In the search for the tens of thousands of missing persons from the deadly Russian-Ukrainian war, there are many blind spots, many things left unsaid and many silences. In Russia, the veil of secrecy means that lots of families still have no news of their relatives who went missing in action. In Ukraine, where the search for the missing is carried out in a much more democratic climate, difficulties remain staggering. Not least of these is the fact that soldiers who died on the battlefield often have no recognizable body left.

On December 4, the Ukrainian health ministry signed an agreement with the International Commission on Missing Persons (ICMP), an intergovernmental organization based in The Hague (Netherlands), to create a vast centralized data collection system to identify missing persons.

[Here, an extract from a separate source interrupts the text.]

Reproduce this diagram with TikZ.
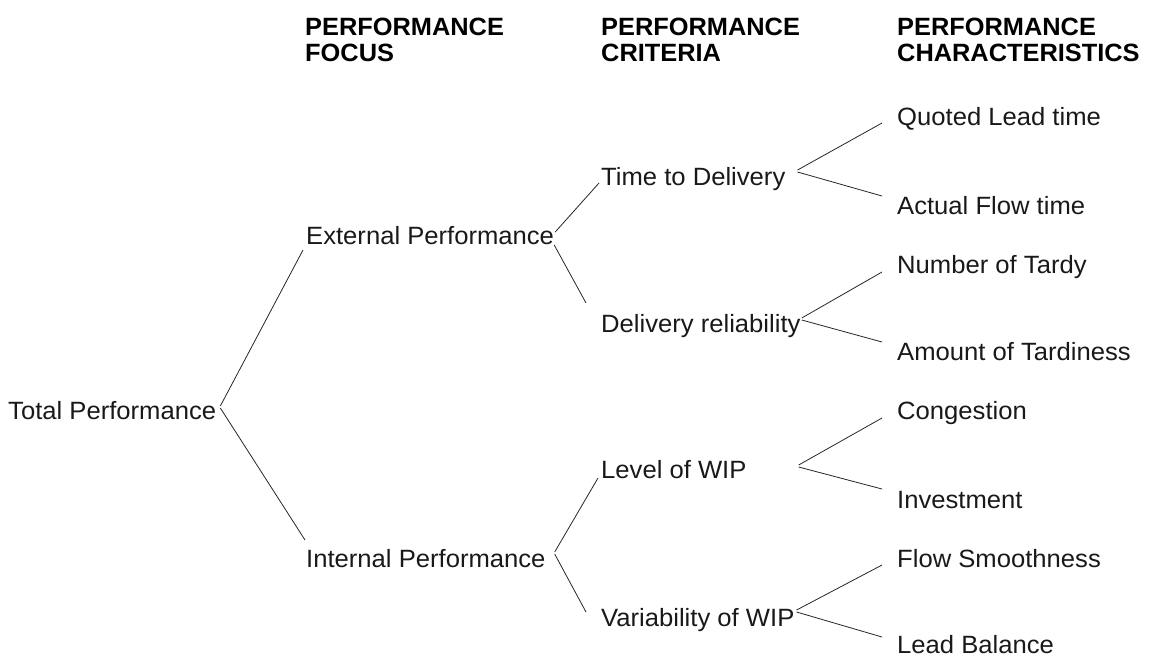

The Integrated Data Management System, which will be operational in 2025, will cross-reference data such as DNA, fingerprints and dentition with ante-mortem information (photographs, fractures, tattoos, etc.) and the results of post-mortem examinations by forensic doctors.

Vitali Povstyany, head of the forensics department of the health ministry in Kyiv, makes no secret of the fact that Ukraine has a long way to go. "We've never had a centralized system. Information gathering depended on regional administrations, some of which didn't really bother. Before the Russian invasion, nobody really cared about our department. The war has reminded people that we exist," he said, with a smile.